- _TASK DIRECTIONS_:
Reproduce the listing word for word. Skip any image.

- _DATASET SECTION_:
** Begin **

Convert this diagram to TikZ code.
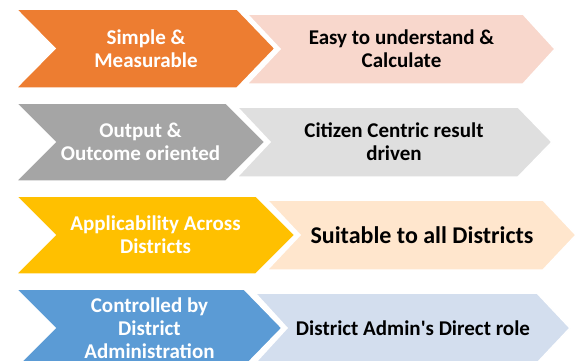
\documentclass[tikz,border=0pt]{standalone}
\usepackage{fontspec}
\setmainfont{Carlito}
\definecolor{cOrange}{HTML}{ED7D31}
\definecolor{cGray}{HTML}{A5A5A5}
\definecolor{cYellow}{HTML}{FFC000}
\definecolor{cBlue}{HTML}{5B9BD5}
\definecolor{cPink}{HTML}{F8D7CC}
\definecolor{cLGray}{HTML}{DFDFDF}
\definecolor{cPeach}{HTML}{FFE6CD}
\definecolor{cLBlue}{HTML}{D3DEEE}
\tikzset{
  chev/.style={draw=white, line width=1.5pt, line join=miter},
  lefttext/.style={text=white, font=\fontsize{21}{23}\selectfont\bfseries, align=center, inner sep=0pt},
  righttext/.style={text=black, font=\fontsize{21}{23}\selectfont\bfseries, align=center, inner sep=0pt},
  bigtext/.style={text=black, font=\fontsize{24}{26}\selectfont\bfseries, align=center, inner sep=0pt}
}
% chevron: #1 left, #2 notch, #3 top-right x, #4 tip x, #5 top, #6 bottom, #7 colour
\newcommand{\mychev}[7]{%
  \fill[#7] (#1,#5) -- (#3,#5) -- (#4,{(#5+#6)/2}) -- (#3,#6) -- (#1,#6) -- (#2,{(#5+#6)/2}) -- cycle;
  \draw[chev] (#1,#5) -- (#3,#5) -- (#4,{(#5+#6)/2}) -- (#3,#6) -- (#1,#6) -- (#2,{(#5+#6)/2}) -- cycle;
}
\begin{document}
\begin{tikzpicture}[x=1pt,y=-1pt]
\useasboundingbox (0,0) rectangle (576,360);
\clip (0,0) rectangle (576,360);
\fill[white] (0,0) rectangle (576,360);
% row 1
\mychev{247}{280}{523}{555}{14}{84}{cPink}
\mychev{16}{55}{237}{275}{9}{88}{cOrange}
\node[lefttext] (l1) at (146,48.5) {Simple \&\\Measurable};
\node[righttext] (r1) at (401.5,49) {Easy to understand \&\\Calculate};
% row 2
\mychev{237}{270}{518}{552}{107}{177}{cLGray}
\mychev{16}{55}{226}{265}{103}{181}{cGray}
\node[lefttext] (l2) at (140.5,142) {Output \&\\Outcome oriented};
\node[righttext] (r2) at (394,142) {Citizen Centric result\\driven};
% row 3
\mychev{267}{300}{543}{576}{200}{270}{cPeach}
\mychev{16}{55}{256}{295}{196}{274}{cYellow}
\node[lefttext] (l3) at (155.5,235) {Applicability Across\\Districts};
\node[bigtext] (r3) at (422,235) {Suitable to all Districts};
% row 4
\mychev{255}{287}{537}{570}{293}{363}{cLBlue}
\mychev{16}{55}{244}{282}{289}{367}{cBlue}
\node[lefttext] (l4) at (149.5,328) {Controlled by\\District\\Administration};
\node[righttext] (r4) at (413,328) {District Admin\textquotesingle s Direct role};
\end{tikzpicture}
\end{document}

** End **

- _PROBLEM SOLUTION_:
Convert this diagram to TikZ code.
\documentclass[tikz,border=0pt]{standalone}
\usepackage{fontspec}
\setmainfont{Carlito}
\definecolor{cOrange}{HTML}{ED7D31}
\definecolor{cGray}{HTML}{A5A5A5}
\definecolor{cYellow}{HTML}{FFC000}
\definecolor{cBlue}{HTML}{5B9BD5}
\definecolor{cPink}{HTML}{F8D7CC}
\definecolor{cLGray}{HTML}{DFDFDF}
\definecolor{cPeach}{HTML}{FFE6CD}
\definecolor{cLBlue}{HTML}{D3DEEE}
\tikzset{
  chev/.style={draw=white, line width=1.5pt, line join=miter},
  lefttext/.style={text=white, font=\fontsize{21}{23}\selectfont\bfseries, align=center, inner sep=0pt},
  righttext/.style={text=black, font=\fontsize{21}{23}\selectfont\bfseries, align=center, inner sep=0pt},
  bigtext/.style={text=black, font=\fontsize{24}{26}\selectfont\bfseries, align=center, inner sep=0pt}
}
% chevron: #1 left, #2 notch, #3 top-right x, #4 tip x, #5 top, #6 bottom, #7 colour
\newcommand{\mychev}[7]{%
  \fill[#7] (#1,#5) -- (#3,#5) -- (#4,{(#5+#6)/2}) -- (#3,#6) -- (#1,#6) -- (#2,{(#5+#6)/2}) -- cycle;
  \draw[chev] (#1,#5) -- (#3,#5) -- (#4,{(#5+#6)/2}) -- (#3,#6) -- (#1,#6) -- (#2,{(#5+#6)/2}) -- cycle;
}
\begin{document}
\begin{tikzpicture}[x=1pt,y=-1pt]
\useasboundingbox (0,0) rectangle (576,360);
\clip (0,0) rectangle (576,360);
\fill[white] (0,0) rectangle (576,360);
% row 1
\mychev{247}{280}{523}{555}{14}{84}{cPink}
\mychev{16}{55}{237}{275}{9}{88}{cOrange}
\node[lefttext] (l1) at (146,48.5) {Simple \&\\Measurable};
\node[righttext] (r1) at (401.5,49) {Easy to understand \&\\Calculate};
% row 2
\mychev{237}{270}{518}{552}{107}{177}{cLGray}
\mychev{16}{55}{226}{265}{103}{181}{cGray}
\node[lefttext] (l2) at (140.5,142) {Output \&\\Outcome oriented};
\node[righttext] (r2) at (394,142) {Citizen Centric result\\driven};
% row 3
\mychev{267}{300}{543}{576}{200}{270}{cPeach}
\mychev{16}{55}{256}{295}{196}{274}{cYellow}
\node[lefttext] (l3) at (155.5,235) {Applicability Across\\Districts};
\node[bigtext] (r3) at (422,235) {Suitable to all Districts};
% row 4
\mychev{255}{287}{537}{570}{293}{363}{cLBlue}
\mychev{16}{55}{244}{282}{289}{367}{cBlue}
\node[lefttext] (l4) at (149.5,328) {Controlled by\\District\\Administration};
\node[righttext] (r4) at (413,328) {District Admin\textquotesingle s Direct role};
\end{tikzpicture}
\end{document}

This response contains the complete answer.